Творчество Каковы получило всеевропейскую известность. Но одновременно с ним над той же задачей трудились и французские и немецкие мастера. „Марат" Л. Давида это, в сущности, выполненное красками надгробие; в сильном лапидарном образе смерть героя выглядит как нечто страшное, жестоко непоправимое, и в этом классик Давид далеко отходит от античности ( М. Алпатов, Этюды по истории западноевропейского искусства, М., 1963, стр. 321 („Марат" Давида).). В надгробии графа Марка работы Г. Шадова, увешанном гирляндами, украшенном повествовательными рельефами с фигурой мирно дремлющего на смертном одре юноши, много чувствительности, которая тоже чужда величавой простоте древних (G. Pauli, Die Kunst des Klassizismus und der Romantik, Propylaen-Kunstgeschichte, XIV, Berlin, 1925, Taf. 276.).

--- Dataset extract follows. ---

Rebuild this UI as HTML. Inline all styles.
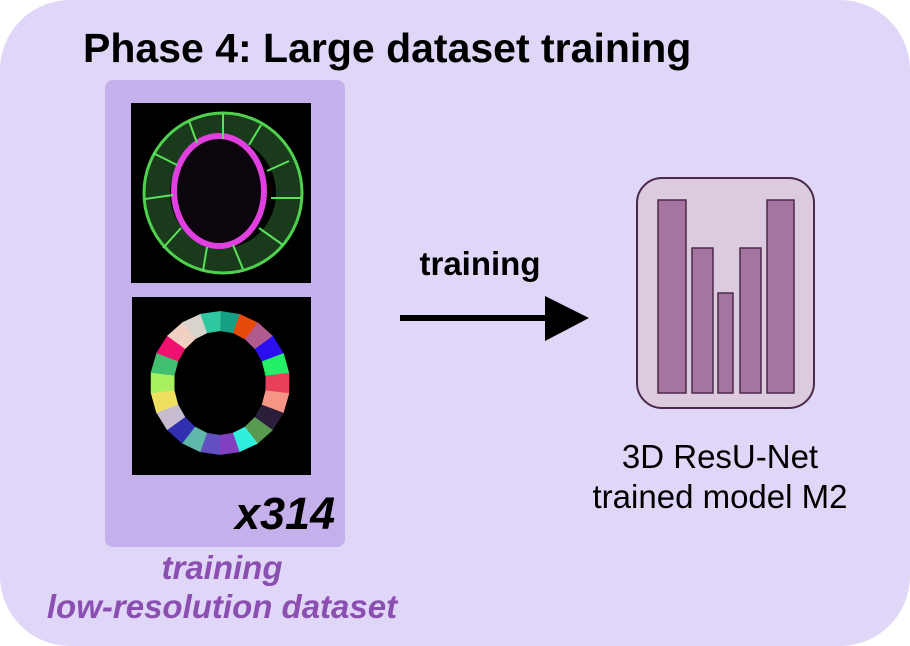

Русские скульпторы конца XVIII века — М. Козловский, Ф. Гордеев и особенно И. Мартос — создали немало надгробий (H. Коваленская, Русский классицизм. Живопись. Скульптура. Графика, М., 1964.). К числу лучших русских памятников этого рода принадлежит раннее произведение И. Мартоса — надгробие М. П. Собакиной 1782 года (А. Ромм, Русские монументальные рельефы, М., 1953.). Основные мотивы его не были придуманы И. Мартосом. Гений с факелом постоянно встречается в конце XVIII века; русский мастер мог взять его у Гудона, который был известен в России (L. Reau, L'CEuvre de Houdon en Russie. - „Gazette des Beaux-Arts", 1917, p. 136.). Фигура женщины идет от изображений добродетелей, оплакивающих умершего. Розы на могиле — это традиционный поэтический образ: поэты издавна сравнивали усопших женщин с увядшими розами. Пирамида на фоне отдаленно напоминает пирамиду Цестия в Риме, ею вдохновлялся не только один Мартос. Наконец, медальон с изображением умершей можно видеть и на гробнице Христины и на многих других.